Databricks is the company founded by the creators of Apache Spark. Its Unified Data Analytics Platform (UDAP) is a cloud-based, managed and optimized Spark service available directly from Databricks on the Amazon Web Services cloud or as a Microsoft-supported service on that company's Azure cloud. More recently, Databricks has added new capabilities to UDAP that go beyond Spark, notebooks and its other basics. Today, at Spark+AI Summit Europe in Amsterdam, Databricks is making announcements around two of these technologies: MLflow and Delta Lake.
Go with the (ML) flow
MLflow is a Databricks open source project that's integrated into UDAP but available on an open source basis for integration with other platforms. MLflow helps with machine learning experiment and model management, allowing the logging of different algorithm and hyperparamater configurations, along with the accuracy of the models they are used to produce. MLflow also defines a model persistence format that makes the models shareable. And today, to build on that, Databricks is announcing the addition of the MLflow Model Registry and a private preview release of it integrated into the UDAP.
MLflow Model Registry offers a combination of discoverability, operational control and governance of machine learning models within an organization or community. And because MLflow is not proprietary to Databricks, it also means that models built on non-Spark platforms could be more easily used from Spark, and vice-versa. The registry enables governance of models by tracking their history and managing who can approve changes. It can also manage the movement of models from experimentation to testing, and to production, either through policy-based automation or manual movement by authorized MLflow users.
MLflow provides all of this manageability in a space that otherwise has only a smattering of commercial, proprietary tooling to help with the problem of managing huge arrays of models and model experiments. Perhaps that's why, according to Databricks, MLflow is racking up 800,000 monthly downloads, and growing. Clearly, it's filling a need, and the addition of Model Registry will round out its capabilities nicely.
Delta Lake offers a layer on top of Spark SQL and the Parquet files stored in the Databricks File System. Through the use of difference (delta!) files and special indexes, Databricks has added important capabilities to its data lake stack that make updates both high-performing and, like a conventional relational database, transactional and ACID-compliant. This means that new data can be added to the lake, then queried immediately and efficiently, addressing a key data lake pain point.
Also read: Databricks unveils new open source project to clean up data lakes
Initially, Delta Lake was a proprietary feature called Databricks Delta, and was unavailable to the wider Spark ecosystem. Subsequently, Databricks announced that it would open source Delta Lake, both in terms of the file format and protocol, as well the Spark SQL implementation of same.
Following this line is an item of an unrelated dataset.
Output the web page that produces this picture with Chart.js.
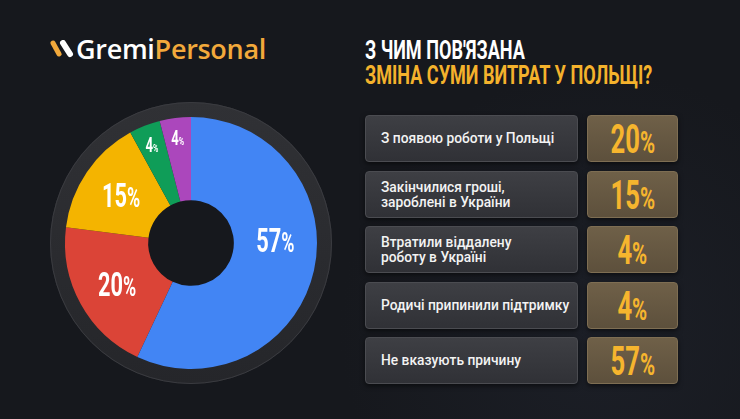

The source code was placed on GitHub, increasing the potential for Delta Lake to be a well-adopted open standard.
Linux Foundation governance of Delta Lake
Today, however, Databricks is taking this a step further, and announcing that it is transferring governance of the open source Delta Lake project to The Linux Foundation. Doing so, the company says, will more greatly enable contributions to the project from outside Databricks. While a self-managed open source project does allow individual contributors to participate, governance around external contributions by full-fledged teams requires greater and more formal effort. Delta Lake governance by The Linux Foundation will, Databricks feels, allow such broad participation to flourish.
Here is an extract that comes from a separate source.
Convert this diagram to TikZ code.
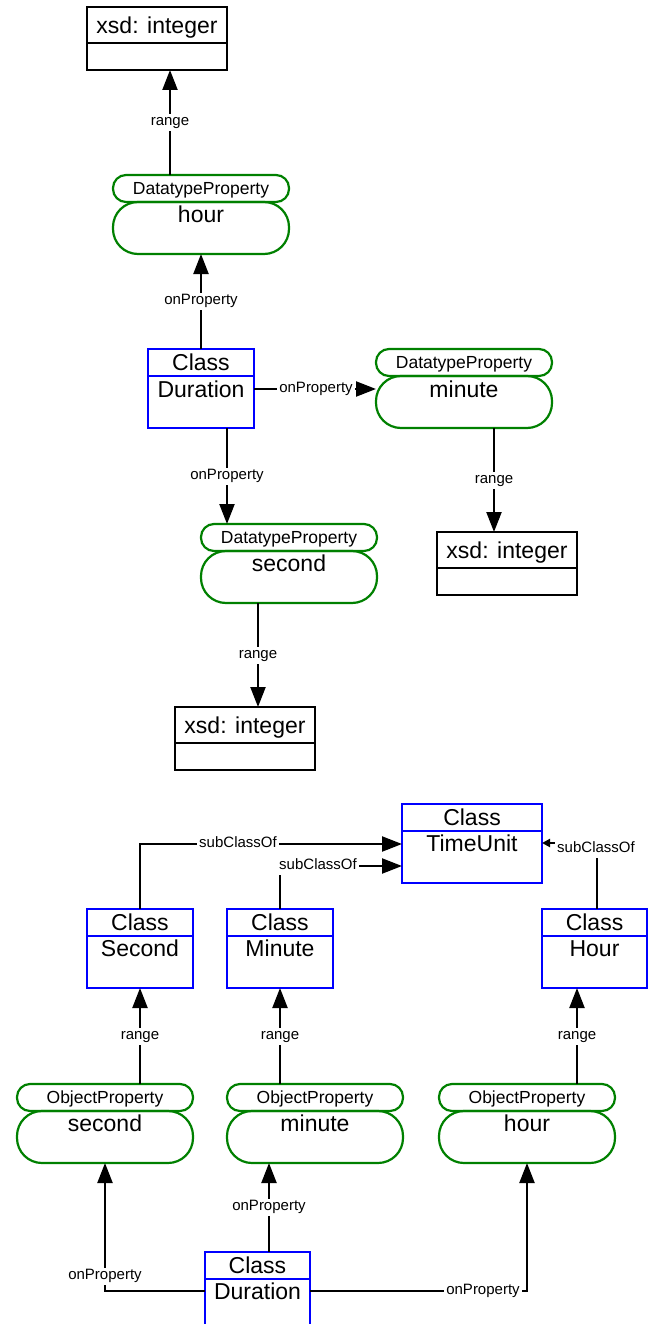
\documentclass[tikz,border=0pt]{standalone}
\usepackage{fontspec}
\setmainfont{Liberation Sans}
\usetikzlibrary{arrows.meta}
\definecolor{clsblue}{RGB}{0,0,255}
\definecolor{pgreen}{RGB}{0,128,0}
\tikzset{
  box/.style={draw, line width=2.2pt, inner sep=0pt, outer sep=0pt, anchor=north west},
  clshead/.style={box, draw=clsblue, minimum height=27pt, font=\fontsize{23}{26}\selectfont, text height=16.5pt, text depth=0pt},
  clsbody/.style={box, draw=clsblue, minimum height=52pt},
  xsdhead/.style={box, draw=black, minimum width=140pt, minimum height=36pt, font=\fontsize{23}{26}\selectfont, text height=16.5pt, text depth=0pt},
  xsdbody/.style={box, draw=black, minimum width=140pt, minimum height=27pt},
  pillhead/.style={box, draw=pgreen, rounded corners=13pt, minimum width=176pt, minimum height=27pt, font=\fontsize{17.5}{20}\selectfont, text height=12.5pt, text depth=0pt},
  pillbody/.style={box, draw=pgreen, rounded corners=25pt, minimum width=176pt, minimum height=52pt},
  main/.style={inner sep=0pt, font=\fontsize{23}{26}\selectfont, text height=16.5pt, text depth=0pt},
  lbl/.style={fill=white, inner xsep=2pt, inner ysep=2pt, font=\fontsize{15}{17}\selectfont, text height=9.5pt, text depth=3.5pt},
  conn/.style={line width=2.2pt},
  arr/.style={conn, -{Triangle[length=20pt,width=15pt]}},
  smallarr/.style={conn, -{Triangle[length=8pt,width=8pt]}},
}
\begin{document}
\begin{tikzpicture}[x=1pt,y=-1pt]
\useasboundingbox (0,0) rectangle (652,1324);
\clip (0,0) rectangle (652,1324);

% ---------- upper diagram ----------
\node[xsdhead] (xsdAh) at (87,7) {xsd: integer};
\node[xsdbody] (xsdAb) at (xsdAh.south west) {};

\node[pillhead] (hourDPh) at (113,175) {DatatypeProperty};
\node[pillbody] (hourDPb) at (hourDPh.south west) {};
\node[main] (hourDPt) at ([yshift=-12pt]hourDPb.north) {hour};

\node[clshead, minimum width=106pt] (durAh) at (148,349) {Class};
\node[clsbody, minimum width=106pt] (durAb) at (durAh.south west) {};
\node[main] (durAt) at ([yshift=-13pt]durAb.north) {Duration};

\node[pillhead] (minuteDPh) at (376,349) {DatatypeProperty};
\node[pillbody] (minuteDPb) at (minuteDPh.south west) {};
\node[main] (minuteDPt) at ([yshift=-13pt]minuteDPb.north) {minute};

\node[xsdhead] (xsdBh) at (437,532) {xsd: integer};
\node[xsdbody] (xsdBb) at (xsdBh.south west) {};

\node[pillhead] (secondDPh) at (201,524) {DatatypeProperty};
\node[pillbody] (secondDPb) at (secondDPh.south west) {};
\node[main] (secondDPt) at ([yshift=-12pt]secondDPb.north) {second};

\node[xsdhead] (xsdCh) at (175,707) {xsd: integer};
\node[xsdbody] (xsdCb) at (xsdCh.south west) {};

\draw[arr] (hourDPh.north -| 170,0) -- (xsdAb.south -| 170,0);
\node[lbl] (l1) at (170,123) {range};
\draw[arr] (durAh.north -| 201,0) -- (hourDPb.south -| 201,0);
\node[lbl] (l2) at (201,301) {onProperty};
\draw[arr] (durAb.east |- 0,389) -- (minuteDPb.west |- 0,389);
\node[lbl] (l3) at (316,389) {onProperty};
\draw[arr] (minuteDPb.south -| 494,0) -- (xsdBh.north -| 494,0);
\node[lbl] (l4) at (494,480) {range};
\draw[arr] (durAb.south -| 227,0) -- (secondDPh.north -| 227,0);
\node[lbl] (l5) at (227,476) {onProperty};
\draw[arr] (secondDPb.south -| 258,0) -- (xsdCh.north -| 258,0);
\node[lbl] (l6) at (258,655) {range};

% ---------- lower diagram ----------
\node[clshead, minimum width=140pt] (tuh) at (402,804) {Class};
\node[clsbody, minimum width=140pt] (tub) at (tuh.south west) {};
\node[main] (tut) at ([yshift=-12pt]tub.north) {TimeUnit};

\node[clshead, minimum width=106pt] (sech) at (87,909) {Class};
\node[clsbody, minimum width=106pt] (secb) at (sech.south west) {};
\node[main] (sect) at ([yshift=-12pt]secb.north) {Second};

\node[clshead, minimum width=106pt] (minh) at (227,909) {Class};
\node[clsbody, minimum width=106pt] (minb) at (minh.south west) {};
\node[main] (mint) at ([yshift=-12pt]minb.north) {Minute};

\node[clshead, minimum width=105pt] (hrh) at (542,909) {Class};
\node[clsbody, minimum width=105pt] (hrb) at (hrh.south west) {};
\node[main] (hrt) at ([yshift=-12pt]hrb.north) {Hour};

\node[pillhead] (secOPh) at (17,1084) {ObjectProperty};
\node[pillbody] (secOPb) at (secOPh.south west) {};
\node[main] (secOPt) at ([yshift=-12pt]secOPb.north) {second};

\node[pillhead] (minOPh) at (227,1084) {ObjectProperty};
\node[pillbody] (minOPb) at (minOPh.south west) {};
\node[main] (minOPt) at ([yshift=-12pt]minOPb.north) {minute};

\node[pillhead] (hrOPh) at (439,1084) {ObjectProperty};
\node[pillbody] (hrOPb) at (hrOPh.south west) {};
\node[main] (hrOPt) at ([yshift=-12pt]hrOPb.north) {hour};

\node[clshead, minimum width=105pt] (durBh) at (205,1252) {Class};
\node[clsbody, minimum width=105pt] (durBb) at (durBh.south west) {};
\node[main] (durBt) at ([yshift=-12pt]durBb.north) {Duration};

\draw[arr] (sech.north -| 140,0) |- (tub.west |- 0,844);
\node[lbl] (m1) at (238,844) {subClassOf};
\draw[arr] (minh.north -| 280,0) |- (tub.west |- 0,866);
\node[lbl] (m2) at (318,866) {subClassOf};
\draw[smallarr] (hrh.north -| 597,0) |- (tub.east |- 0,843);
\node[lbl] (m3) at (596,849) {subClassOf};

\draw[arr] (secOPh.north -| 140,0) -- (secb.south -| 140,0);
\node[lbl] (m4) at (140,1036) {range};
\draw[arr] (minOPh.north -| 280,0) -- (minb.south -| 280,0);
\node[lbl] (m5) at (280,1036) {range};
\draw[arr] (hrOPh.north -| 577,0) -- (hrb.south -| 577,0);
\node[lbl] (m6) at (577,1036) {range};

\draw[arr] (durBb.west |- 0,1291) -| (secOPb.south -| 105,0);
\node[lbl] (m7) at (105,1276) {onProperty};
\draw[arr] (durBh.north -| 269,0) -- (minOPb.south -| 269,0);
\node[lbl] (m8) at (269,1207) {onProperty};
\draw[arr] (durBb.east |- 0,1291) -| (hrOPb.south -| 527,0);
\node[lbl] (m9) at (483,1291) {onProperty};
\end{tikzpicture}
\end{document}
And there's good reason for this. It turns out that several prominent companies are interested in participating. Intel has a stated interest in contributing to the Spark SQL implementation of Delta Lake that Databricks built. Meanwhile Starburst, Alibaba and Booz Allen Hamilton are interested in developing new implementations of Delta Lake, over Presto, Apache Hive and Apache NiFi, respectively. Such broad implementation of Delta Lake would go a great way toward making it a de facto standard in the data lake stack. This would strengthen the data lake model overall and make Delta Lake a commonly available technology across clouds and engines.
Between MLflow and Delta Lake, on top of Apache Spark itself, Databricks has been and is contributing mightily to the open source analytics and machine learning world. It will be interesting to see what halo effect this might have on UDAP. No matter what, though, the company and its founders are great open source citizens.